Stroh and Scherr were teens when they met Candace at a bar and later took her to a party. Stroh told law enforcement that Candace got angry at how she was treated at the party. Stroh and Scherr left with Candace. They then raped her and both of them took turns shooting her. They then took the money from her purse. They chained her to the back of the truck and drug her almost a mile to the Missouri River where they dumped her.

Stroh only came forward in 1995 because he had previously confessed to family and in-laws about his involvement in the murder of Candace Rough Surface. If he had not gone though a bitter divorce, many of us wonder if he would have confessed at all. Both men took plea bargains in the case. Stroh was released from prison in 2004.

Nicholas Scherr was pardoned from his 100-year prison sentence last week and will soon walk free.

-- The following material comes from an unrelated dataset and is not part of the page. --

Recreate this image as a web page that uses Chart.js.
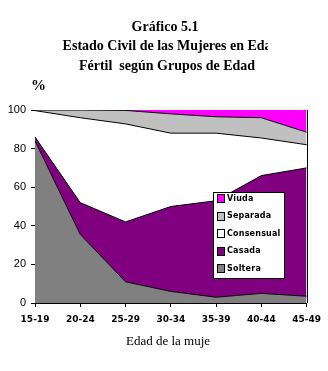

Both men were responsible for the rape and brutal murder of 18-year-old Candace Rough Surface. Many of us believe both murderers should have died in prison.

Lakota people are sacred. Kidnapping, sexual assault and murder are crimes. I challenge our tribal, state and nationally elected officials to look at the laws which govern kidnapping, sexual assault and murder. http://www.justicefornativewomen.com/2016/03/the-murder-of-candace-rough-surface.html

MMIW is also linked to the oil industry, including the proposed construction of the Keystone XL pipeline. Another real threat which comes with the construction of the KXL pipeline is the thousands of workers who will flock to our area for jobs. These workers will need a place to live. Thus, several man camps will be established near the proposed route of the KXL pipeline. Those camps are a true threat with a serious potential to devastate the lives of our people.

Be aware of your surroundings, we live in dangerous times.